After listening for 10
minutes to a tape of Mozart's sonata for two pianos in D major, K. 488, college
students in that earlier experiment scored approximately 9 points higher in IQ
tests of abstract spatial reasoning than subjects exposed to 10 minutes of
silence or a meditation tape.
Spatial reasoning
tasks, which are generally processed by the brain's right hemisphere, involve
the orientation of shapes in space. Such tasks are relevant to a wide range of
endeavors, from higher mathematics and geometry to architecture, engineering, drawing
and playing chess.
Interestingly,
listening to other types of music did not enhance subjects' spatial test
scores.
Neither Mozart nor the
other music had any effect on subjects' ability to perform tests of short-term
memory, which was consistent with the researchers' prediction about how the
brain processes certain kinds of musical and spatial input.
The researchers believe
that listening to Mozart's music, with its complex patterns of evolving musical
themes, somehow primes some of the same neural circuits that the brain employs
for complex visual-spatial tasks.
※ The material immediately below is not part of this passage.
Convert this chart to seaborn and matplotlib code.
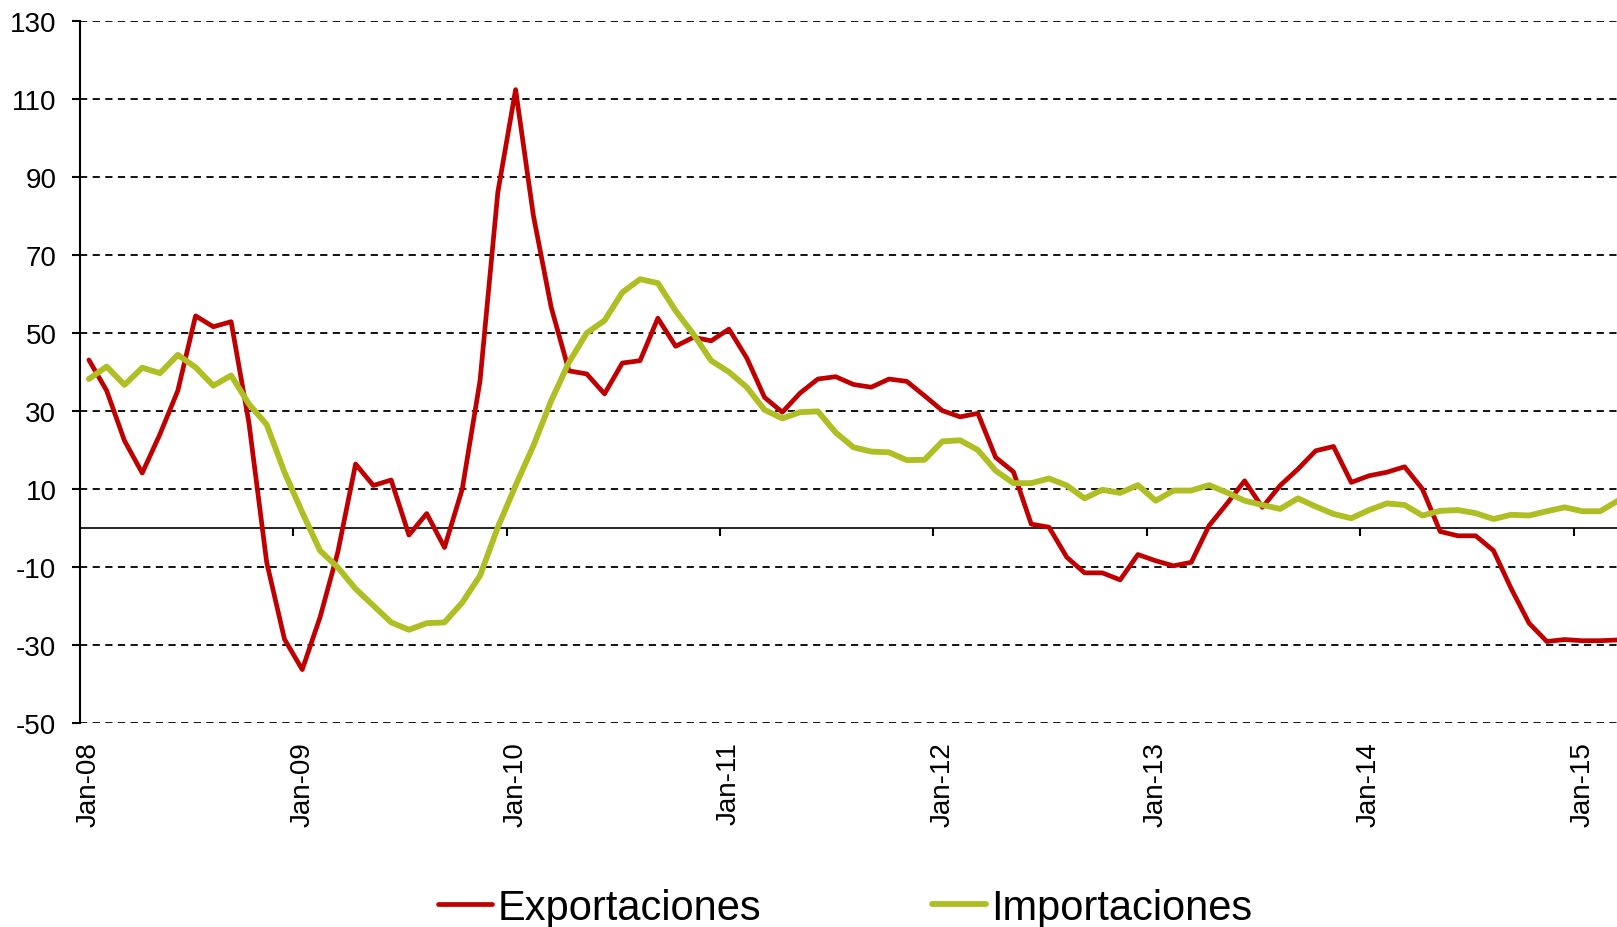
import numpy as np
import pandas as pd
import matplotlib
matplotlib.use("Agg")
import matplotlib.pyplot as plt
import seaborn as sns

#%%
# monthly series, Jan-08 .. Mar-15

years = ['08', '09', '10', '11', '12', '13', '14', '15']
months = ['Jan', 'Feb', 'Mar', 'Apr', 'May', 'Jun', 'Jul', 'Aug', 'Sep', 'Oct', 'Nov', 'Dec']
periods = [m + '-' + y for y in years for m in months][:87]

exportaciones = [43.1, 35.2, 22.4, 14.1, 24.1, 35.2, 54.4, 51.6, 52.9, 27.0, -8.8, -28.5,
                 -36.3, -22.9, -6.2, 16.4, 10.9, 12.3, -1.8, 3.7, -5.0, 10.0, 37.8, 86.1,
                 112.4, 80.1, 56.6, 40.3, 39.5, 34.4, 42.3, 42.9, 53.8, 46.6, 48.9, 48.0,
                 51.0, 43.6, 33.5, 29.7, 34.6, 38.2, 38.8, 36.8, 36.1, 38.2, 37.6, 33.9,
                 30.1, 28.5, 29.4, 18.1, 14.4, 1.0, 0.2, -7.5, -11.5, -11.5, -13.3, -6.8,
                 -8.4, -9.7, -8.8, 0.6, 6.2, 12.1, 5.3, 10.9, 15.1, 19.8, 20.9, 11.7,
                 13.4, 14.3, 15.7, 10.0, -0.9, -2.0, -2.0, -5.8, -15.6, -24.4, -29.1, -28.6,
                 -28.9, -28.9, -28.7]

importaciones = [38.2, 41.4, 36.7, 41.1, 39.7, 44.4, 41.2, 36.5, 39.1, 31.8, 26.5, 14.3,
                 4.0, -5.8, -10.1, -15.6, -19.9, -24.2, -26.1, -24.4, -24.2, -19.1, -12.2, 0.2,
                 10.9, 21.1, 32.6, 42.5, 50.0, 53.2, 60.4, 63.8, 62.8, 55.7, 49.7, 42.9,
                 40.0, 36.1, 30.3, 28.1, 29.7, 29.9, 24.5, 20.7, 19.6, 19.4, 17.4, 17.5,
                 22.2, 22.5, 20.0, 14.7, 11.5, 11.5, 12.7, 10.9, 7.6, 9.8, 9.0, 11.0,
                 7.0, 9.6, 9.6, 11.0, 9.1, 7.0, 5.9, 4.9, 7.6, 5.5, 3.6, 2.5,
                 4.6, 6.3, 5.9, 3.2, 4.4, 4.6, 3.8, 2.3, 3.4, 3.2, 4.3, 5.3,
                 4.3, 4.3, 7.0]

y_ticks = [-50, -30, -10, 10, 30, 50, 70, 90, 110, 130]

df = pd.DataFrame({'periodo': periods, 'Exportaciones': exportaciones,
                   'Importaciones': importaciones})
df['pos'] = np.arange(len(df))

#%%

sns.set_style("white")
plt.rcParams['font.family'] = ['Liberation Sans', 'DejaVu Sans']
plt.rcParams['text.color'] = 'black'
plt.rcParams['xtick.color'] = 'black'
plt.rcParams['ytick.color'] = 'black'

fig = plt.figure(figsize=(16.17, 9.28), dpi=100)
ax = fig.add_axes([80 / 1617, 204 / 928, 1537 / 1617, 702 / 928])

sns.lineplot(data=df, x='pos', y='Exportaciones', ax=ax, color='#C00000',
             lw=3.4, label='Exportaciones', legend=False)
sns.lineplot(data=df, x='pos', y='Importaciones', ax=ax, color='#AFBE22',
             lw=4.2, label='Importaciones', legend=False)

ax.set_ylim(-50, 130)
ax.set_xlim(-0.5, -0.5 + 1537 / 17.78)
ax.set_yticks(y_ticks)
ax.set_yticklabels([str(v) for v in y_ticks])
ax.yaxis.grid(True, color='black', lw=1.3, linestyle=(0, (4, 3)))
ax.xaxis.grid(False)

jan_pos = [p for p, lab in zip(df['pos'], periods) if lab.startswith('Jan')]
jan_lab = [lab for lab in periods if lab.startswith('Jan')]
ax.set_xticks(jan_pos)
ax.set_xticklabels(jan_lab, rotation=90, fontsize=20, color='black')
ax.tick_params(axis='x', length=0, pad=13)
ax.tick_params(axis='y', direction='out', length=6, width=1.5, labelsize=20,
               pad=11, left=True, color='black', labelcolor='black')
ax.set_xlabel('')
ax.set_ylabel('')

for side in ['top', 'right', 'bottom']:
    ax.spines[side].set_visible(False)
ax.spines['left'].set_color('black')
ax.spines['left'].set_linewidth(1.5)

# category axis crossing at zero, ticks between categories
zero_frac = (0 - (-50)) / 180
sec = ax.secondary_xaxis(zero_frac)
sec.set_xticks([-0.5 + 12 * k for k in range(1, 8)])
sec.set_xticklabels([])
sec.tick_params(direction='out', length=6, width=1.5, color='black')
sec.spines['bottom'].set_color('black')
sec.spines['bottom'].set_linewidth(1.2)

handles, labels = ax.get_legend_handles_labels()
leg = fig.legend(handles, labels, loc='center', bbox_to_anchor=(845 / 1617, 1 - 909 / 928),
                 ncol=2, frameon=False, fontsize=30, handlelength=1.3,
                 handletextpad=0.12, columnspacing=4.1)
for t in leg.get_texts():
    t.set_color('black')

fig.savefig('out.png', dpi=100)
They base their ideas on a "neural
network" theory of music perception developed in 1990 by Gordon Shaw and
Xiaodan Leng of UC Irvine and Eric Wright of the Irvine Conservatory of Music.
"In a nutshell,
you have these neural pathways throughout your cortex," the higher brain
centers involved in perception and thought, Rauscher explained. "The
theory is when you experience something or learn something, these connections
become stronger."
As provocative as the
"Mozart effect" studies are, the researchers found that the effect is
short-lived, 15 minutes at most. After that, Mozart listeners do no better on
spatial tests than others.
To determine whether
music can have more lasting benefits for spatial learning, the California
researchers studied a group of 3-year-olds enrolled in a Los Angeles public
preschool program. Of the 33 children, 22 received eight months of special
music training -- daily group singing lessons, weekly private lessons on
electronic keyboards and daily opportunity for keyboard practice and play.
When tested on a
spatial reasoning task -- assembling pictures out of puzzle pieces -- "the
children's scores dramatically improved after they received music
lessons," the researchers reported. Among preschoolers without music
training, spatial test scores remained unchanged over the eight-month
experiment.
"We have shown
that music education may be a valuable tool for the enhancement of preschool
children's intellectual development," the researchers said. The group
wants to show whether music training improves cognitive skills of school-age
children, find out how long the effect lasts, and identify the mechanism behind
it.
Others interested in
the integration of music and other arts in school curricula were enthusiastic
about the new studies.
"The main reason
we teach music is because music itself is worthwhile," said Paul Lehman,
dean of the University of Michigan school of music. "But at the same time
music does a lot of other good things too, and especially in times when music
is being cut back in school curricula."